When it comes to compliance, there always seems to be one more thing to do. Not only does an administrator need to be aware of workforce regulations, but they also need to understand how those regulations should function within their unique organization. Because compliance is so complex, employers should routinely document internal practices. 

Documentation can prove compliance

You've done all the work, but you have to prove it.When audits come around you want to make sure you have full documentation of your compliance efforts. If your organization is fully compliant, good documentation can serve as indisputable proof.

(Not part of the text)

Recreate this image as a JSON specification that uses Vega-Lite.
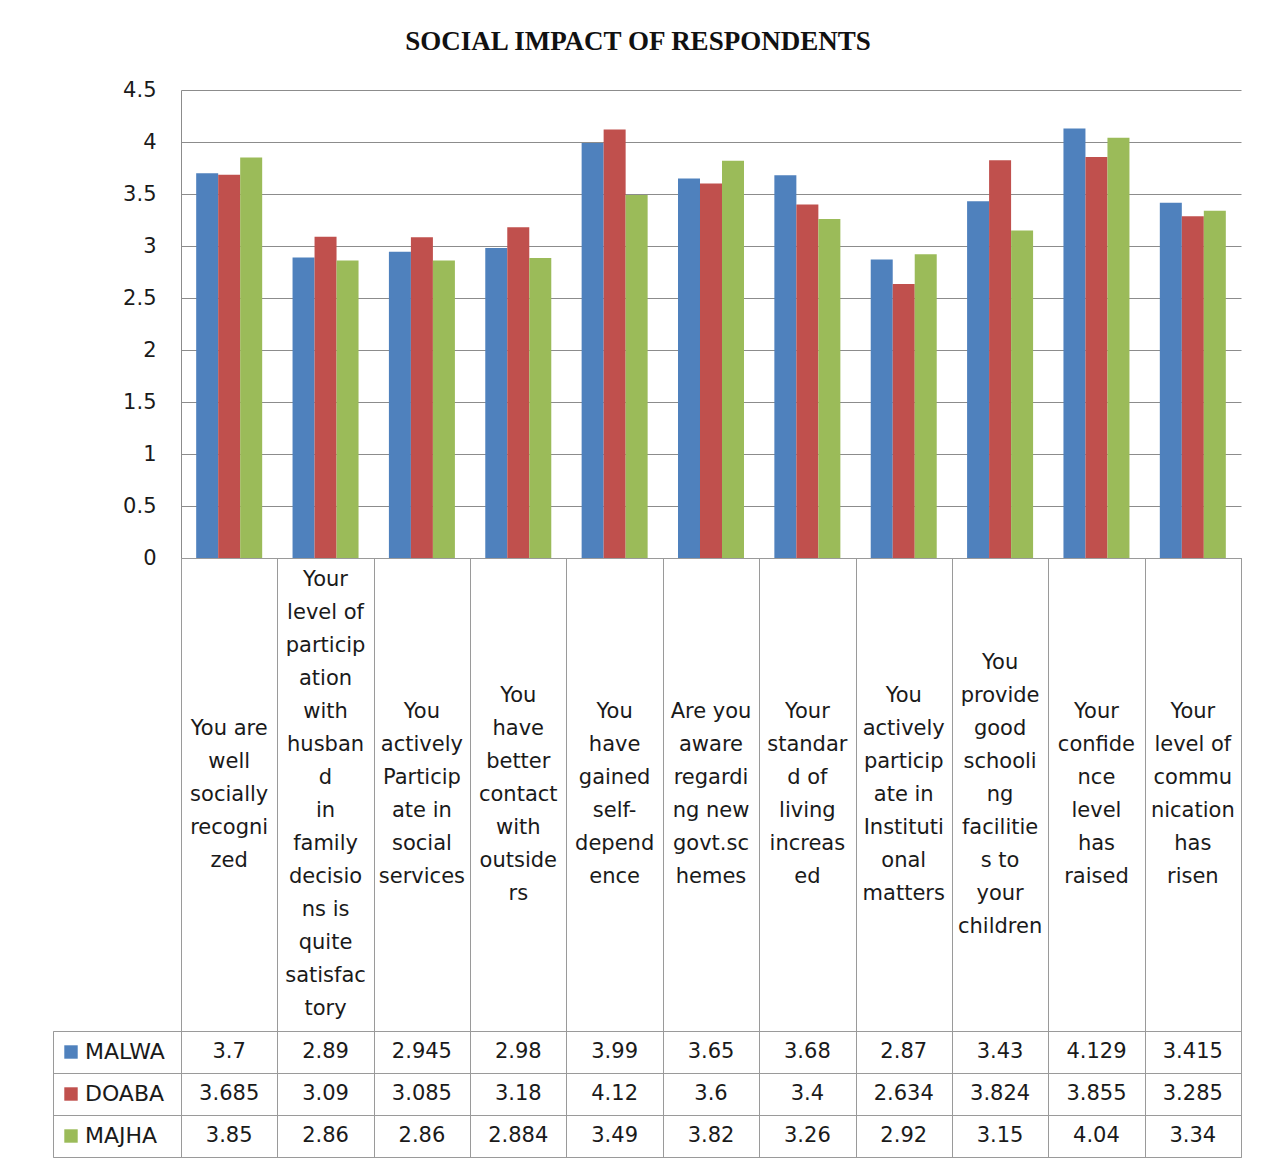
{
  "$schema": "https://vega.github.io/schema/vega-lite/v6.json",
  "padding": {"left": 52, "top": 28, "right": 28, "bottom": 12},
  "title": {"text": "SOCIAL IMPACT OF RESPONDENTS", "font": "Liberation Serif", "fontSize": 27, "fontWeight": "bold", "color": "#111111", "anchor": "middle", "offset": 23, "dx": -9},
  "columns": 2,
  "spacing": 0,
  "bounds": "flush",
  "datasets": {
    "vals": [
      {"q": 1, "region": "MALWA", "v": 3.7}, {"q": 1, "region": "DOABA", "v": 3.685}, {"q": 1, "region": "MAJHA", "v": 3.85},
      {"q": 2, "region": "MALWA", "v": 2.89}, {"q": 2, "region": "DOABA", "v": 3.09}, {"q": 2, "region": "MAJHA", "v": 2.86},
      {"q": 3, "region": "MALWA", "v": 2.945}, {"q": 3, "region": "DOABA", "v": 3.085}, {"q": 3, "region": "MAJHA", "v": 2.86},
      {"q": 4, "region": "MALWA", "v": 2.98}, {"q": 4, "region": "DOABA", "v": 3.18}, {"q": 4, "region": "MAJHA", "v": 2.884},
      {"q": 5, "region": "MALWA", "v": 3.99}, {"q": 5, "region": "DOABA", "v": 4.12}, {"q": 5, "region": "MAJHA", "v": 3.49},
      {"q": 6, "region": "MALWA", "v": 3.65}, {"q": 6, "region": "DOABA", "v": 3.6}, {"q": 6, "region": "MAJHA", "v": 3.82},
      {"q": 7, "region": "MALWA", "v": 3.68}, {"q": 7, "region": "DOABA", "v": 3.4}, {"q": 7, "region": "MAJHA", "v": 3.26},
      {"q": 8, "region": "MALWA", "v": 2.87}, {"q": 8, "region": "DOABA", "v": 2.634}, {"q": 8, "region": "MAJHA", "v": 2.92},
      {"q": 9, "region": "MALWA", "v": 3.43}, {"q": 9, "region": "DOABA", "v": 3.824}, {"q": 9, "region": "MAJHA", "v": 3.15},
      {"q": 10, "region": "MALWA", "v": 4.129}, {"q": 10, "region": "DOABA", "v": 3.855}, {"q": 10, "region": "MAJHA", "v": 4.04},
      {"q": 11, "region": "MALWA", "v": 3.415}, {"q": 11, "region": "DOABA", "v": 3.285}, {"q": 11, "region": "MAJHA", "v": 3.34}
    ],
    "labels": [
      {"q": 1, "label": "You are\nwell\nsocially\nrecogni\nzed"},
      {"q": 2, "label": "Your\nlevel of\nparticip\nation\nwith\nhusban\nd\nin\nfamily\ndecisio\nns is\nquite\nsatisfac\ntory"},
      {"q": 3, "label": "You\nactively\nParticip\nate in\nsocial\nservices"},
      {"q": 4, "label": "You\nhave\nbetter\ncontact\nwith\noutside\nrs"},
      {"q": 5, "label": "You\nhave\ngained\nself-\ndepend\nence"},
      {"q": 6, "label": "Are you\naware\nregardi\nng new\ngovt.sc\nhemes"},
      {"q": 7, "label": "Your\nstandar\nd of\nliving\nincreas\ned"},
      {"q": 8, "label": "You\nactively\nparticip\nate in\nInstituti\nonal\nmatters"},
      {"q": 9, "label": "You\nprovide\ngood\nschooli\nng\nfacilitie\ns to\nyour\nchildren"},
      {"q": 10, "label": "Your\nconfide\nnce\nlevel\nhas\nraised"},
      {"q": 11, "label": "Your\nlevel of\ncommu\nnication\nhas\nrisen"}
    ],
    "regions": [{"region": "MALWA"}, {"region": "DOABA"}, {"region": "MAJHA"}]
  },
  "config": {"view": {"stroke": null}, "font": "DejaVu Sans"},
  "concat": [
    {"width": 128, "height": 468, "data": {"values": [{}]}, "mark": {"type": "point", "opacity": 0}, "encoding": {}},
    {
      "width": 1060, "height": 468,
      "data": {"name": "vals"},
      "mark": {"type": "bar"},
      "encoding": {
        "x": {"field": "q", "type": "ordinal", "scale": {"paddingInner": 0, "paddingOuter": 0}, "axis": {"labels": false, "ticks": false, "title": null, "domainColor": "#8c8c8c", "grid": false}},
        "xOffset": {"field": "region", "type": "nominal", "sort": ["MALWA", "DOABA", "MAJHA"], "scale": {"paddingInner": 0, "paddingOuter": 0.69}},
        "y": {"field": "v", "type": "quantitative", "scale": {"domain": [0, 4.5], "nice": false}, "axis": {"values": [0, 0.5, 1, 1.5, 2, 2.5, 3, 3.5, 4, 4.5], "format": "~g", "grid": true, "gridColor": "#8c8c8c", "domainColor": "#8c8c8c", "ticks": false, "tickSize": 0, "labelPadding": 25, "title": null, "labelFontSize": 21, "labelColor": "#1a1a1a", "labelFont": "DejaVu Sans"}},
        "color": {"field": "region", "type": "nominal", "scale": {"domain": ["MALWA", "DOABA", "MAJHA"], "range": ["#4F81BD", "#C0504D", "#9BBB59"]}, "legend": null}
      }
    },
    {"width": 128, "height": 473, "data": {"values": [{}]}, "mark": {"type": "point", "opacity": 0}, "encoding": {}},
    {
      "width": 1060, "height": 473,
      "data": {"name": "labels"},
      "view": {"stroke": "#9a9a9a"},
      "mark": {"type": "text", "lineBreak": "\n", "lineHeight": 33, "fontSize": 21, "color": "#1a1a1a", "baseline": "middle", "font": "DejaVu Sans", "dy": {"expr": "-(length(split(datum.label, '\\n')) - 1) * 33 / 2"}},
      "encoding": {
        "x": {"field": "q", "type": "ordinal", "scale": {"paddingInner": 0, "paddingOuter": 0}, "axis": {"grid": true, "tickBand": "extent", "labels": false, "ticks": false, "domain": false, "title": null, "gridColor": "#9a9a9a"}},
        "text": {"field": "label", "type": "nominal"}
      }
    },
    {
      "width": 128, "height": 126,
      "data": {"name": "regions"},
      "view": {"stroke": "#9a9a9a"},
      "encoding": {
        "y": {"field": "region", "type": "nominal", "sort": ["MALWA", "DOABA", "MAJHA"], "scale": {"paddingInner": 0, "paddingOuter": 0}, "axis": {"grid": true, "tickBand": "extent", "labels": false, "ticks": false, "domain": false, "title": null, "gridColor": "#9a9a9a"}}
      },
      "layer": [
        {"mark": {"type": "point", "shape": "square", "filled": true, "size": 180, "xOffset": -46, "opacity": 1},
         "encoding": {"color": {"field": "region", "type": "nominal", "scale": {"domain": ["MALWA", "DOABA", "MAJHA"], "range": ["#4F81BD", "#C0504D", "#9BBB59"]}, "legend": null}}},
        {"mark": {"type": "text", "align": "left", "dx": -32, "fontSize": 22, "baseline": "middle", "color": "#1a1a1a", "font": "DejaVu Sans"},
         "encoding": {"text": {"field": "region", "type": "nominal"}}}
      ]
    },
    {
      "width": 1060, "height": 126,
      "data": {"name": "vals"},
      "view": {"stroke": "#9a9a9a"},
      "mark": {"type": "text", "fontSize": 21, "color": "#1a1a1a", "baseline": "middle", "font": "DejaVu Sans"},
      "encoding": {
        "x": {"field": "q", "type": "ordinal", "scale": {"paddingInner": 0, "paddingOuter": 0}, "axis": {"grid": true, "tickBand": "extent", "labels": false, "ticks": false, "domain": false, "title": null, "gridColor": "#9a9a9a"}},
        "y": {"field": "region", "type": "nominal", "sort": ["MALWA", "DOABA", "MAJHA"], "scale": {"paddingInner": 0, "paddingOuter": 0}, "axis": {"grid": true, "tickBand": "extent", "labels": false, "ticks": false, "domain": false, "title": null, "gridColor": "#9a9a9a"}},
        "text": {"field": "v", "type": "quantitative", "format": "~g"}
      }
    }
  ]
}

At minimum, documentation of HR compliance practices should include:

  • Recognition of the standard
  • Detailed record of the effort taken to comply with the standard
  • A timeline of actions taken to comply with legal standards
  • Evidence of actions taken
  • Proof of stakeholder acknowledgement of standard (if applicable)

Documentation can reduce penalties

If your organization is not 100% compliant, documentation can still work in your favor. Through a legal principle called “good faith,” employers can significantly reduce the fines and penalties resulting from noncompliance. 

So what exactly does good faith mean? Good faith means that the organization made a true effort to comply with federal, state and local laws. Of course in order to prove good faith, an organization needs documentation of efforts made to reach compliance standards. One of the best ways to prove good faith is to conduct an internal audit, a full review of compliance.


Documentation can improve internal practices

Documentation can also help improve internal practices. By reviewing a timeline of a company's efforts to comply with various regulations, administrators have the opportunity to identify trends within their own organization. Once these trends have been identified, they can assess factors within their business such as: risk, efficiency and company culture. By taking this fine-toothed-comb approach, employers and administrators gain more insight on their organization and, as a result, can make improvements that facilitate growth.